Task directions:
Only one portion of the data is to be written out: from the line bearing "Write the Plotly code for this chart." through the line bearing "showlegend=True))". Write it exactly as it appears.

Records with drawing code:
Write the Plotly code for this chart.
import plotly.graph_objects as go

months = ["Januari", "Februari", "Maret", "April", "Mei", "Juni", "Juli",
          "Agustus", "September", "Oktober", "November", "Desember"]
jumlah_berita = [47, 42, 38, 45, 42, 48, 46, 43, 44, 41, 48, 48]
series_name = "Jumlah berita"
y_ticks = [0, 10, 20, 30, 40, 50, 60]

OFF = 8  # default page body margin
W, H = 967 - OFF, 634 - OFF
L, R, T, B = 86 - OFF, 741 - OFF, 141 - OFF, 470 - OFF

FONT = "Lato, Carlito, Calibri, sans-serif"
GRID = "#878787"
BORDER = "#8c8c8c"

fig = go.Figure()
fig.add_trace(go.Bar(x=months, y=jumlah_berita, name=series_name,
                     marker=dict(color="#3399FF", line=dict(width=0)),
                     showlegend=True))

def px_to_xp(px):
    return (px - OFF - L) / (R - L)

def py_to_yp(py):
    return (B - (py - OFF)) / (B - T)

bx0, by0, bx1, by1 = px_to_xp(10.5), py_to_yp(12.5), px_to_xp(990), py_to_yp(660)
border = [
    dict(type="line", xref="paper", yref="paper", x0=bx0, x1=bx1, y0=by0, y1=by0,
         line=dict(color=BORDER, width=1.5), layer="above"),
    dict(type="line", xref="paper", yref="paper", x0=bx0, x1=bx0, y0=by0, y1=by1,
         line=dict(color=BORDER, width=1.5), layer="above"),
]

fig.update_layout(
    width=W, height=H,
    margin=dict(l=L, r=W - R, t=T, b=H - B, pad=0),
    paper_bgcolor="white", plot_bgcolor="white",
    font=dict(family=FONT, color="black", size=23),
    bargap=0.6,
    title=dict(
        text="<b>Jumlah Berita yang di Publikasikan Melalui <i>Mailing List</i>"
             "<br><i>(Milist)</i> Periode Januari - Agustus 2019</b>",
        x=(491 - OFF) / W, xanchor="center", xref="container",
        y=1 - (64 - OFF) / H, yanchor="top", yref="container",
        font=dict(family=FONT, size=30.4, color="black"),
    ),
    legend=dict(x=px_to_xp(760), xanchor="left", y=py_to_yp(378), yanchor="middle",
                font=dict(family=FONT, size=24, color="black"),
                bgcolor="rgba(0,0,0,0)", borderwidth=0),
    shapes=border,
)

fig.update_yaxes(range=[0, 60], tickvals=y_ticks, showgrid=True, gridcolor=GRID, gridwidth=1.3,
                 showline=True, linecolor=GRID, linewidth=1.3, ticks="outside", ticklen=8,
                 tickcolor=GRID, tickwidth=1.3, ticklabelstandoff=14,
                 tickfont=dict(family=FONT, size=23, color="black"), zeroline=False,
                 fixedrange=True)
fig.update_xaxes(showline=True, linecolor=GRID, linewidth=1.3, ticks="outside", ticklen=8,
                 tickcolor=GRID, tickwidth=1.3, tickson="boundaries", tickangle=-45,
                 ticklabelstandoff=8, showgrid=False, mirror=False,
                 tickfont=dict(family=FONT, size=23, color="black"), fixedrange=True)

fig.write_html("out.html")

--

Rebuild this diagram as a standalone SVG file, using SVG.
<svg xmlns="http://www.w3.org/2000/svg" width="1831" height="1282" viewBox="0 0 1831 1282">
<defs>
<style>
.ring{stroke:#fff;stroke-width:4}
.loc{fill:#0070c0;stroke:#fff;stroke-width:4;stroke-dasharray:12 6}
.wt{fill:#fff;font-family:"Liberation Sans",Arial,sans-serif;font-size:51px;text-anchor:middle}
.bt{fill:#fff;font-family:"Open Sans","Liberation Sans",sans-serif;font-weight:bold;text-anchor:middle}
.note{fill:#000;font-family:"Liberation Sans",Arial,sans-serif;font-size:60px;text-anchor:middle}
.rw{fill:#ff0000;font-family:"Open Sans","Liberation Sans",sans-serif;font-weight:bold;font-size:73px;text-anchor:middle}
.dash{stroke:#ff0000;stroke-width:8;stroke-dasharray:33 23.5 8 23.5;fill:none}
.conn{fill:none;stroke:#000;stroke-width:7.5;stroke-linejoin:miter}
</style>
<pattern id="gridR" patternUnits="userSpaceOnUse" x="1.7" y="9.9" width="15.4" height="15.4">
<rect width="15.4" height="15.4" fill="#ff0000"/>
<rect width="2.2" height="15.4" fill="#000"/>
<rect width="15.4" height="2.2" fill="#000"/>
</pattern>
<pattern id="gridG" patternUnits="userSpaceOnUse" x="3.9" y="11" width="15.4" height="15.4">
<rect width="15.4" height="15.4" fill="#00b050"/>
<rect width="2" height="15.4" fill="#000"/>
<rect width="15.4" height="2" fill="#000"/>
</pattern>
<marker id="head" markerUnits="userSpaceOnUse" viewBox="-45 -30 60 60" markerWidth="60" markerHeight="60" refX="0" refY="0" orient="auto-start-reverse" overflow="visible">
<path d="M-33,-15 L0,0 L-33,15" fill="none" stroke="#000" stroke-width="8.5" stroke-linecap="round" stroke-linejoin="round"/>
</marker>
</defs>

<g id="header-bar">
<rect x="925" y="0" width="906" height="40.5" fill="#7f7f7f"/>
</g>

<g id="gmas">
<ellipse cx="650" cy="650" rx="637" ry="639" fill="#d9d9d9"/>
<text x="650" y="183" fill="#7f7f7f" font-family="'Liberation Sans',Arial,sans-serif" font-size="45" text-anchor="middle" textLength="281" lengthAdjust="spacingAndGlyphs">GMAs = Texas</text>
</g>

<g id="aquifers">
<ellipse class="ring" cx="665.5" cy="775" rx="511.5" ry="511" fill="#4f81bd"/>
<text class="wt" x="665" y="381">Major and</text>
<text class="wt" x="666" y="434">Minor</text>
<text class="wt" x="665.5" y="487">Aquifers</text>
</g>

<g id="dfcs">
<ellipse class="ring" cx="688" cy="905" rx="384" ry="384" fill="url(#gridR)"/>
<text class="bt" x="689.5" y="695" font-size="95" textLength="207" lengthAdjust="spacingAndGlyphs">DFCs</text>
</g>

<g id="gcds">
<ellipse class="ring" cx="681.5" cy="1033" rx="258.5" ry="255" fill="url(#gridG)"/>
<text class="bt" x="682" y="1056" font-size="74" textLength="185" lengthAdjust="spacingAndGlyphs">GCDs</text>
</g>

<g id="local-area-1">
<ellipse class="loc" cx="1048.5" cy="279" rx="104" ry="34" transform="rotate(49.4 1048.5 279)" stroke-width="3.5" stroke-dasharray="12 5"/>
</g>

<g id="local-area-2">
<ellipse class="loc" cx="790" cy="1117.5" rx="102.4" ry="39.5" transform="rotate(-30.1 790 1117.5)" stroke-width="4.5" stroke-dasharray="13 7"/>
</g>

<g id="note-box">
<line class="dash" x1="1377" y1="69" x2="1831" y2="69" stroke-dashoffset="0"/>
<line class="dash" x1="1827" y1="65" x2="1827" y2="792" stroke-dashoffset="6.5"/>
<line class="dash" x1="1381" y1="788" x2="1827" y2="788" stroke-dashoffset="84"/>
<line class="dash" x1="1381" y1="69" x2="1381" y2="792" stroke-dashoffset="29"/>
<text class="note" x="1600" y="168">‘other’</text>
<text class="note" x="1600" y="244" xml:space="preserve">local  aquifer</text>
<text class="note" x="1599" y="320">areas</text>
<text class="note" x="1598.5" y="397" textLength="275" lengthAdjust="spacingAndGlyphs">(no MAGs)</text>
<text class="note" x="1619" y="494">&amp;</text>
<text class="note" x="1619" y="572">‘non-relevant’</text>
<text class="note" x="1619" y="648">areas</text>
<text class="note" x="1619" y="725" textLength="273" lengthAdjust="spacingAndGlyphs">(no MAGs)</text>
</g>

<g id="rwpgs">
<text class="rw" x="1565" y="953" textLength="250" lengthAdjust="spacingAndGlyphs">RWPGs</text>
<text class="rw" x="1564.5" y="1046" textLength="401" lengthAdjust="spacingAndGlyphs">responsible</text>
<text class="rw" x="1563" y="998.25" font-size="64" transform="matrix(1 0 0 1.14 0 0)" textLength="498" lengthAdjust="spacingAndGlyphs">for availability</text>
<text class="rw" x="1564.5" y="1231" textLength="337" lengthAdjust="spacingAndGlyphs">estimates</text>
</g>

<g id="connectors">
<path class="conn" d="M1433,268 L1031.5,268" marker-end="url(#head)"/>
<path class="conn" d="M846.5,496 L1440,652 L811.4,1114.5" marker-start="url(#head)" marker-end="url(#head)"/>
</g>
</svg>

==

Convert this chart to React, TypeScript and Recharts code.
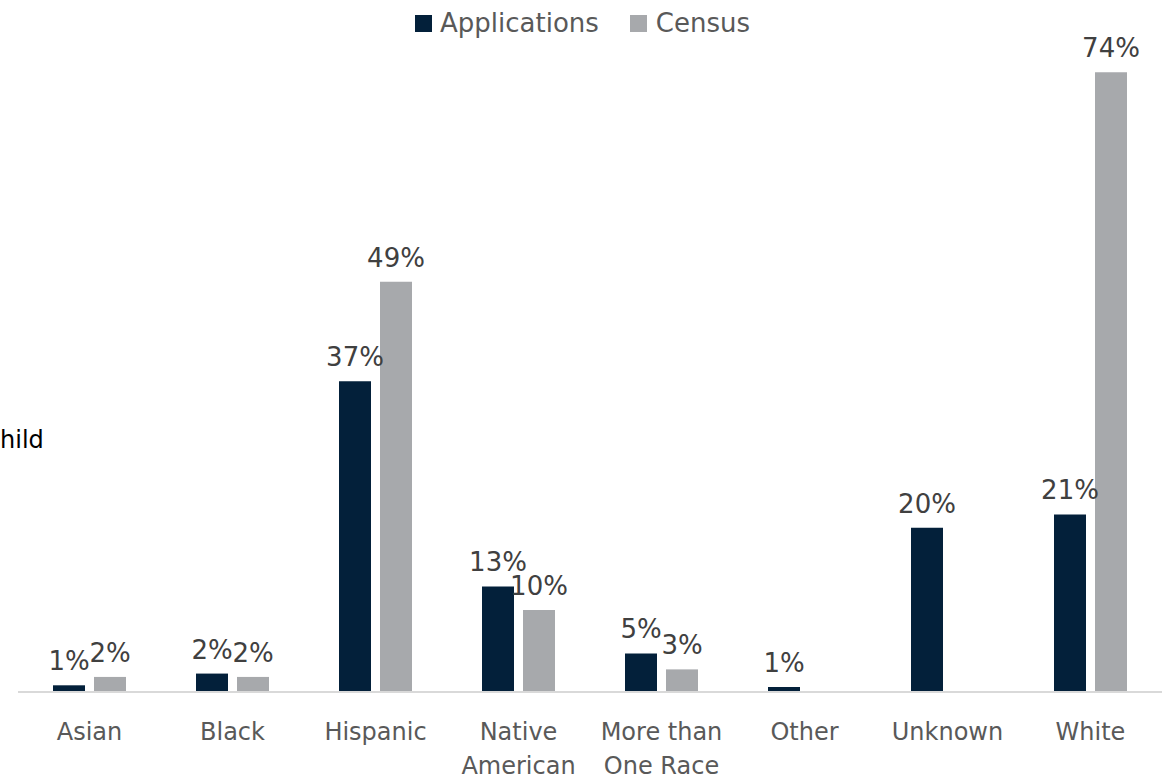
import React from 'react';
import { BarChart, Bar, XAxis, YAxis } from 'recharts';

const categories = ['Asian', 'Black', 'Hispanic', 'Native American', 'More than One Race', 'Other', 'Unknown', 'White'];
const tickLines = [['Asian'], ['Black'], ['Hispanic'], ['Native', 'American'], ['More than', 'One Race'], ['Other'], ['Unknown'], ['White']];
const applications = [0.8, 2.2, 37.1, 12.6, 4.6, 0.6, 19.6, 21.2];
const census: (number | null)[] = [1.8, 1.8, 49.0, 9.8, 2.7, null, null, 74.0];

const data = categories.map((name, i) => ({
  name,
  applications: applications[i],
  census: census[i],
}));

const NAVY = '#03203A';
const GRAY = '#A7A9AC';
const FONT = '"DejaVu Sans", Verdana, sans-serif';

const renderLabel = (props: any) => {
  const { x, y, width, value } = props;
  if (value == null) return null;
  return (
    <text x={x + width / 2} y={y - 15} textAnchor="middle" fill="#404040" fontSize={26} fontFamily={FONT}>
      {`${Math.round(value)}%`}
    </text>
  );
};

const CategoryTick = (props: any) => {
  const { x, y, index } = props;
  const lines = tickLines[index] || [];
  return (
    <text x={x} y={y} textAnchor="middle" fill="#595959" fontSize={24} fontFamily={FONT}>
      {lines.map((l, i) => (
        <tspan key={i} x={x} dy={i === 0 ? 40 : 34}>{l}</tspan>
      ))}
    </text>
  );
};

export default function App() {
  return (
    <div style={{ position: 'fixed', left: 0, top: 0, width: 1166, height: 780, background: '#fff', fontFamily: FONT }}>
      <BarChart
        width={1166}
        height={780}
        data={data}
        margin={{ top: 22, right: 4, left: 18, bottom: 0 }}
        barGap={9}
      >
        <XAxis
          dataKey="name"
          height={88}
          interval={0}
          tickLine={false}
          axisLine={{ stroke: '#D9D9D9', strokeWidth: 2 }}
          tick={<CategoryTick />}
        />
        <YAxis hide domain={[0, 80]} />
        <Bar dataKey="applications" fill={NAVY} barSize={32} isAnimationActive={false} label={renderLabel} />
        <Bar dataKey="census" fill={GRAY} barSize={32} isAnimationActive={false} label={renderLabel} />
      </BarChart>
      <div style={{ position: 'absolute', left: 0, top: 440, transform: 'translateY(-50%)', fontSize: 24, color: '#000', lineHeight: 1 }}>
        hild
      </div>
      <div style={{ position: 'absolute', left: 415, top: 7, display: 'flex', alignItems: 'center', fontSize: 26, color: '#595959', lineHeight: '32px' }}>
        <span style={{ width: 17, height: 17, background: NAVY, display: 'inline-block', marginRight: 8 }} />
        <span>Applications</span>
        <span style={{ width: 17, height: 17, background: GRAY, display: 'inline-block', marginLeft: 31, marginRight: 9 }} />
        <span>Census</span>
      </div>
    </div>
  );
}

Written reply:
Write the Plotly code for this chart.
import plotly.graph_objects as go

months = ["Januari", "Februari", "Maret", "April", "Mei", "Juni", "Juli",
          "Agustus", "September", "Oktober", "November", "Desember"]
jumlah_berita = [47, 42, 38, 45, 42, 48, 46, 43, 44, 41, 48, 48]
series_name = "Jumlah berita"
y_ticks = [0, 10, 20, 30, 40, 50, 60]

OFF = 8  # default page body margin
W, H = 967 - OFF, 634 - OFF
L, R, T, B = 86 - OFF, 741 - OFF, 141 - OFF, 470 - OFF

FONT = "Lato, Carlito, Calibri, sans-serif"
GRID = "#878787"
BORDER = "#8c8c8c"

fig = go.Figure()
fig.add_trace(go.Bar(x=months, y=jumlah_berita, name=series_name,
                     marker=dict(color="#3399FF", line=dict(width=0)),
                     showlegend=True))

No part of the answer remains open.